__Task instructions__
Reproduce the material in full, unchanged.
···
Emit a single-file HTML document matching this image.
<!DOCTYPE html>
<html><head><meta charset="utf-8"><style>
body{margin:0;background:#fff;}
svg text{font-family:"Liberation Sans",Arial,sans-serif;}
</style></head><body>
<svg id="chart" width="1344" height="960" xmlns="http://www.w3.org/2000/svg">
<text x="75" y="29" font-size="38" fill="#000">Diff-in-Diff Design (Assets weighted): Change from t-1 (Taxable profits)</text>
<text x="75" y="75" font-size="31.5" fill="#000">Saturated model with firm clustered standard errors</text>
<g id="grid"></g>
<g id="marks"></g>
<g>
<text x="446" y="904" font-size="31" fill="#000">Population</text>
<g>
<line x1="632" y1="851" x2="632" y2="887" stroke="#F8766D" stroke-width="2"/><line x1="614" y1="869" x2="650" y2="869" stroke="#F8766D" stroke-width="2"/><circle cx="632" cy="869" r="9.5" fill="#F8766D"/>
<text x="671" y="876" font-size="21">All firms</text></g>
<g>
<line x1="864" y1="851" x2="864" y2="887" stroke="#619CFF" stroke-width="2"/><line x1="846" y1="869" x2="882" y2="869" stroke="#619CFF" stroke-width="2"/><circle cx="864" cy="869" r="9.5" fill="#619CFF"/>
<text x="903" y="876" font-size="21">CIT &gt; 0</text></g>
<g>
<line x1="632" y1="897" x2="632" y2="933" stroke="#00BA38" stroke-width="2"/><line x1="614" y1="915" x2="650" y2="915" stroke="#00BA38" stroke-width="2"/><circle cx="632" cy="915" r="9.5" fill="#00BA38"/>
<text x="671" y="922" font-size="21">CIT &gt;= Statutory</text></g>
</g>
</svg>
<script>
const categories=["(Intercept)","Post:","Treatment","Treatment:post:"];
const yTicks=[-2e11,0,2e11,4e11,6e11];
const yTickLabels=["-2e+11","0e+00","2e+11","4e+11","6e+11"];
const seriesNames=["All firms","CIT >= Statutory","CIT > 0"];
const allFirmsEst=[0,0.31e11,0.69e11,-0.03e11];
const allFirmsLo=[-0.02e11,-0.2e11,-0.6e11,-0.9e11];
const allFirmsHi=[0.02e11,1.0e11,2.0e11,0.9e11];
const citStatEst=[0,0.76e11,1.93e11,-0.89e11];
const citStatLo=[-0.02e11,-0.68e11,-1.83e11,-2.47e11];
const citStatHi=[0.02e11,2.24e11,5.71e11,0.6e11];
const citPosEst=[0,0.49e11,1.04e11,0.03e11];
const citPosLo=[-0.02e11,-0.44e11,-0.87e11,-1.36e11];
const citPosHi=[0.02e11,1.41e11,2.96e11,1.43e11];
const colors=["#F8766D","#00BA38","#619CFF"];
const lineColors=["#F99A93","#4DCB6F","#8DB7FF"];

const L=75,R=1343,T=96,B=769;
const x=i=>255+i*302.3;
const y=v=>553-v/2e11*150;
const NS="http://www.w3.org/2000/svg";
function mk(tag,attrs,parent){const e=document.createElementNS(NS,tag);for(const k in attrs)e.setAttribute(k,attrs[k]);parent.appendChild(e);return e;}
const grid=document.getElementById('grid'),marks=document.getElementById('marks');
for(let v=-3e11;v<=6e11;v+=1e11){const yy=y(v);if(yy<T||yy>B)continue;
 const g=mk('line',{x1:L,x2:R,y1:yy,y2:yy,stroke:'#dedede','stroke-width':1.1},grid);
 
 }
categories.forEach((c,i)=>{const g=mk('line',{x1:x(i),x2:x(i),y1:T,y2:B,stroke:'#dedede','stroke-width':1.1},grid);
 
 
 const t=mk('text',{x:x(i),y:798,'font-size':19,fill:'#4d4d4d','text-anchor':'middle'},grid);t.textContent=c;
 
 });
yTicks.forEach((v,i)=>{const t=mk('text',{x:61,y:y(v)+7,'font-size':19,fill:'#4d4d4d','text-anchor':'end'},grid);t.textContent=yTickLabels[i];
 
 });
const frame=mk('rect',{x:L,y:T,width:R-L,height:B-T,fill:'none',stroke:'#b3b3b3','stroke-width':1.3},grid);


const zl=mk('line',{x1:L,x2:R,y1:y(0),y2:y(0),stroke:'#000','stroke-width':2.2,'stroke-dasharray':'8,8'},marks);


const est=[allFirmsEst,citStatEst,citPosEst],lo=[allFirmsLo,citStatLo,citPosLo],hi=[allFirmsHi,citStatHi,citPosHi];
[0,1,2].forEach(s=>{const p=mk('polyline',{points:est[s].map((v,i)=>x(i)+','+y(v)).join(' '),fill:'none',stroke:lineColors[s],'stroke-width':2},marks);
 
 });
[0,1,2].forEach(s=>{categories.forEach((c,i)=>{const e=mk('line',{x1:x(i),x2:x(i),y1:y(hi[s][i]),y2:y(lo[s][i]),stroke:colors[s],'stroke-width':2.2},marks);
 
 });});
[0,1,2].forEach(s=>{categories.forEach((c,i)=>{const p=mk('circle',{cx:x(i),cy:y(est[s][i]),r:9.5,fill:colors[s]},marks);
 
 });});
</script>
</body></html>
···
__Written reply__
Emit a single-file HTML document matching this image.
<!DOCTYPE html>
<html><head><meta charset="utf-8"><style>
body{margin:0;background:#fff;}
svg text{font-family:"Liberation Sans",Arial,sans-serif;}
</style></head><body>
<svg id="chart" width="1344" height="960" xmlns="http://www.w3.org/2000/svg">
<text x="75" y="29" font-size="38" fill="#000">Diff-in-Diff Design (Assets weighted): Change from t-1 (Taxable profits)</text>
<text x="75" y="75" font-size="31.5" fill="#000">Saturated model with firm clustered standard errors</text>
<g id="grid"></g>
<g id="marks"></g>
<g>
<text x="446" y="904" font-size="31" fill="#000">Population</text>
<g>
<line x1="632" y1="851" x2="632" y2="887" stroke="#F8766D" stroke-width="2"/><line x1="614" y1="869" x2="650" y2="869" stroke="#F8766D" stroke-width="2"/><circle cx="632" cy="869" r="9.5" fill="#F8766D"/>
<text x="671" y="876" font-size="21">All firms</text></g>
<g>
<line x1="864" y1="851" x2="864" y2="887" stroke="#619CFF" stroke-width="2"/><line x1="846" y1="869" x2="882" y2="869" stroke="#619CFF" stroke-width="2"/><circle cx="864" cy="869" r="9.5" fill="#619CFF"/>
<text x="903" y="876" font-size="21">CIT &gt; 0</text></g>
<g>
<line x1="632" y1="897" x2="632" y2="933" stroke="#00BA38" stroke-width="2"/><line x1="614" y1="915" x2="650" y2="915" stroke="#00BA38" stroke-width="2"/><circle cx="632" cy="915" r="9.5" fill="#00BA38"/>
<text x="671" y="922" font-size="21">CIT &gt;= Statutory</text></g>
</g>
</svg>
<script>
const categories=["(Intercept)","Post:","Treatment","Treatment:post:"];
const yTicks=[-2e11,0,2e11,4e11,6e11];
const yTickLabels=["-2e+11","0e+00","2e+11","4e+11","6e+11"];
const seriesNames=["All firms","CIT >= Statutory","CIT > 0"];
const allFirmsEst=[0,0.31e11,0.69e11,-0.03e11];
const allFirmsLo=[-0.02e11,-0.2e11,-0.6e11,-0.9e11];
const allFirmsHi=[0.02e11,1.0e11,2.0e11,0.9e11];
const citStatEst=[0,0.76e11,1.93e11,-0.89e11];
const citStatLo=[-0.02e11,-0.68e11,-1.83e11,-2.47e11];
const citStatHi=[0.02e11,2.24e11,5.71e11,0.6e11];
const citPosEst=[0,0.49e11,1.04e11,0.03e11];
const citPosLo=[-0.02e11,-0.44e11,-0.87e11,-1.36e11];
const citPosHi=[0.02e11,1.41e11,2.96e11,1.43e11];
const colors=["#F8766D","#00BA38","#619CFF"];
const lineColors=["#F99A93","#4DCB6F","#8DB7FF"];

const L=75,R=1343,T=96,B=769;
const x=i=>255+i*302.3;
const y=v=>553-v/2e11*150;
const NS="http://www.w3.org/2000/svg";
function mk(tag,attrs,parent){const e=document.createElementNS(NS,tag);for(const k in attrs)e.setAttribute(k,attrs[k]);parent.appendChild(e);return e;}
const grid=document.getElementById('grid'),marks=document.getElementById('marks');
for(let v=-3e11;v<=6e11;v+=1e11){const yy=y(v);if(yy<T||yy>B)continue;
 const g=mk('line',{x1:L,x2:R,y1:yy,y2:yy,stroke:'#dedede','stroke-width':1.1},grid);
 
 }
categories.forEach((c,i)=>{const g=mk('line',{x1:x(i),x2:x(i),y1:T,y2:B,stroke:'#dedede','stroke-width':1.1},grid);
 
 
 const t=mk('text',{x:x(i),y:798,'font-size':19,fill:'#4d4d4d','text-anchor':'middle'},grid);t.textContent=c;
 
 });
yTicks.forEach((v,i)=>{const t=mk('text',{x:61,y:y(v)+7,'font-size':19,fill:'#4d4d4d','text-anchor':'end'},grid);t.textContent=yTickLabels[i];
 
 });
const frame=mk('rect',{x:L,y:T,width:R-L,height:B-T,fill:'none',stroke:'#b3b3b3','stroke-width':1.3},grid);


const zl=mk('line',{x1:L,x2:R,y1:y(0),y2:y(0),stroke:'#000','stroke-width':2.2,'stroke-dasharray':'8,8'},marks);


const est=[allFirmsEst,citStatEst,citPosEst],lo=[allFirmsLo,citStatLo,citPosLo],hi=[allFirmsHi,citStatHi,citPosHi];
[0,1,2].forEach(s=>{const p=mk('polyline',{points:est[s].map((v,i)=>x(i)+','+y(v)).join(' '),fill:'none',stroke:lineColors[s],'stroke-width':2},marks);
 
 });
[0,1,2].forEach(s=>{categories.forEach((c,i)=>{const e=mk('line',{x1:x(i),x2:x(i),y1:y(hi[s][i]),y2:y(lo[s][i]),stroke:colors[s],'stroke-width':2.2},marks);
 
 });});
[0,1,2].forEach(s=>{categories.forEach((c,i)=>{const p=mk('circle',{cx:x(i),cy:y(est[s][i]),r:9.5,fill:colors[s]},marks);
 
 });});
</script>
</body></html>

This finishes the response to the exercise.